What you should do:
Isolate every line in the data with the string "this" and copy it.

##### Supplied records #####

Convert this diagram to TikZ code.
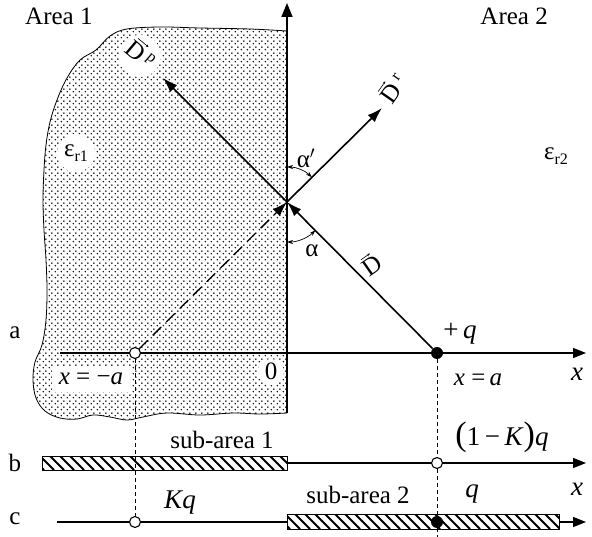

#####
##### Supplied records #####

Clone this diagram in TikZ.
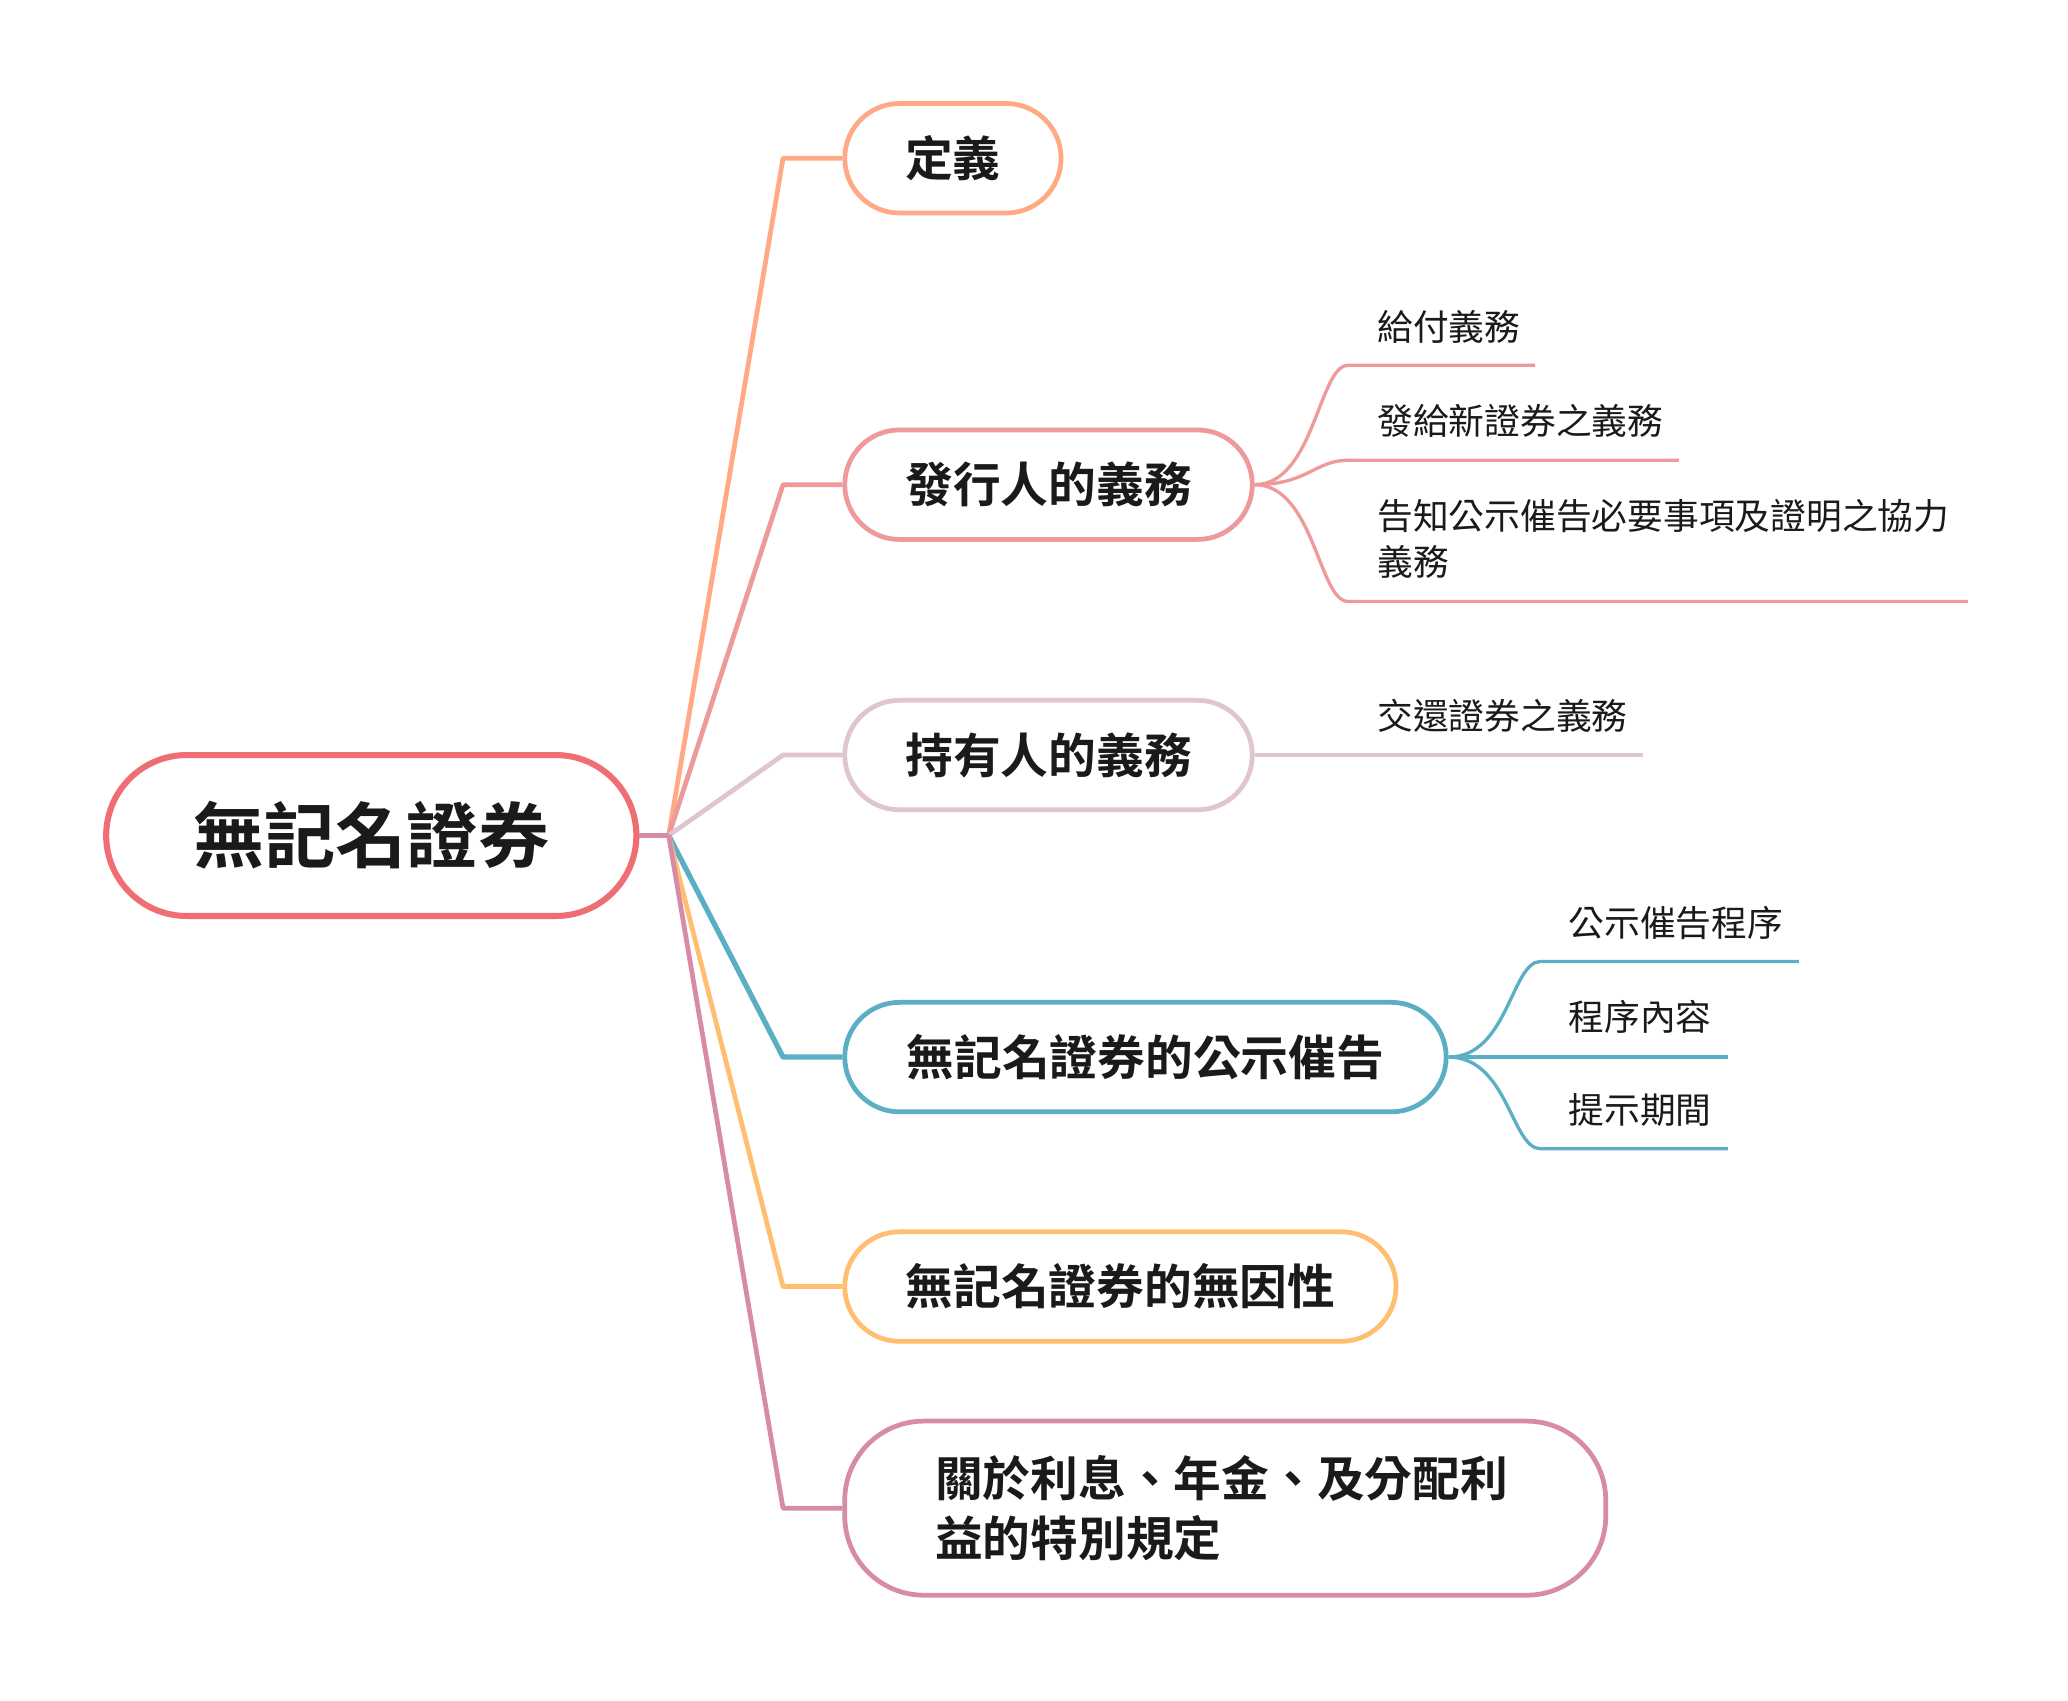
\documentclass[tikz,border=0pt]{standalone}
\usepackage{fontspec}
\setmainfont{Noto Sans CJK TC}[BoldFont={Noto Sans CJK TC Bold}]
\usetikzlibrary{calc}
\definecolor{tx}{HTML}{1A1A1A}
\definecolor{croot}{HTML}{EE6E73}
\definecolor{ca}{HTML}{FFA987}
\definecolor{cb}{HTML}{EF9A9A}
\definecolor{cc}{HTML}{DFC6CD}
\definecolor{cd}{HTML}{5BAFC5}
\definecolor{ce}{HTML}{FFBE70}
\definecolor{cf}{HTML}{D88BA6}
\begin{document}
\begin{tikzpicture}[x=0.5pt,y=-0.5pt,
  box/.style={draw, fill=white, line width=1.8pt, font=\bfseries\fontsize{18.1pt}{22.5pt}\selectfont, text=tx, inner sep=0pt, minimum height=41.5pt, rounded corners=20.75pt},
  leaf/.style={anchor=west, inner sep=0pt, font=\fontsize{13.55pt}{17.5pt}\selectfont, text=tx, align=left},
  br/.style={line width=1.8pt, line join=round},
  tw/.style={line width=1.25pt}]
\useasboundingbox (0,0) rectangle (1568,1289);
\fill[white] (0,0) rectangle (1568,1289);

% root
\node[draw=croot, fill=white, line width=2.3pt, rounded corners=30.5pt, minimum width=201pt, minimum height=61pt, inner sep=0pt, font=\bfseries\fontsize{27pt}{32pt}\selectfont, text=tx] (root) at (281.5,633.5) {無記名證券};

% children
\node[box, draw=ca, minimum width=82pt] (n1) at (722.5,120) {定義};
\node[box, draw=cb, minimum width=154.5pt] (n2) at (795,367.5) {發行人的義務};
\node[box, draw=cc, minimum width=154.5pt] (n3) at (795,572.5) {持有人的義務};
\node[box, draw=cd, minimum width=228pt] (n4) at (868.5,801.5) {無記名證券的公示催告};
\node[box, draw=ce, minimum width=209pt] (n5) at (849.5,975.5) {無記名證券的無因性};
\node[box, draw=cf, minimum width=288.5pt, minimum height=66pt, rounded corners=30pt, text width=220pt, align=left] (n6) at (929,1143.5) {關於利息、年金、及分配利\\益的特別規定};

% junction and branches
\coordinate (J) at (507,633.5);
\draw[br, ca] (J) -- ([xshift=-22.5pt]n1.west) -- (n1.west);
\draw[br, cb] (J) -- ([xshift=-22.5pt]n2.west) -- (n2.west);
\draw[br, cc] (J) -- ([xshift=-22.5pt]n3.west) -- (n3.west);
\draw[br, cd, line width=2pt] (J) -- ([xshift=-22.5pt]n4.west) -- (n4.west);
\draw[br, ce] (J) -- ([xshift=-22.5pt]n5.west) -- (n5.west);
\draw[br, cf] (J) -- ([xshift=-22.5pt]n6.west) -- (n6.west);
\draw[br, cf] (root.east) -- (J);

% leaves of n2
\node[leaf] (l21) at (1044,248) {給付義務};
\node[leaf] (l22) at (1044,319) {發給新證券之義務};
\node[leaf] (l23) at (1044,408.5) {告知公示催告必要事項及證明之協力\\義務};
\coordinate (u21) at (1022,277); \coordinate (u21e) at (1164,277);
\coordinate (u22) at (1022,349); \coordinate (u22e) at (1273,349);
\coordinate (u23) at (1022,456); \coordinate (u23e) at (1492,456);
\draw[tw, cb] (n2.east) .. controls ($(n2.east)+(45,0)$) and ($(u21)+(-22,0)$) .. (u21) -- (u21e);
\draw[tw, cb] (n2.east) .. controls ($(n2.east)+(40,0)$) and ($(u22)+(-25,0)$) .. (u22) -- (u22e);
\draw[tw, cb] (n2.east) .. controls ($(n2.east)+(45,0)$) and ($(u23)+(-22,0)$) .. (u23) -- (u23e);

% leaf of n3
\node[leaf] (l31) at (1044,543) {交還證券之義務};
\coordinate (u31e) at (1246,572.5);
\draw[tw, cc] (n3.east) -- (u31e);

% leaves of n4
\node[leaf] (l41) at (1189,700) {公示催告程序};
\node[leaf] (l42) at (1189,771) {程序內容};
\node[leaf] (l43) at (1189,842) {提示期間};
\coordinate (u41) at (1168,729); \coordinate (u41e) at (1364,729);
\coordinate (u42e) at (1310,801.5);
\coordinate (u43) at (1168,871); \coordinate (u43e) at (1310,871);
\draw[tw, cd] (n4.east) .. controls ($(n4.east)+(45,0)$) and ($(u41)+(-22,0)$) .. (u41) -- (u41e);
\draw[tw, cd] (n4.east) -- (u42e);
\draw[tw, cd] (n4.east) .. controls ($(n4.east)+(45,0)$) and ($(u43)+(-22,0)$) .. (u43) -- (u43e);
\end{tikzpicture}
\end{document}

#####

Output:
Convert this diagram to TikZ code.
Clone this diagram in TikZ.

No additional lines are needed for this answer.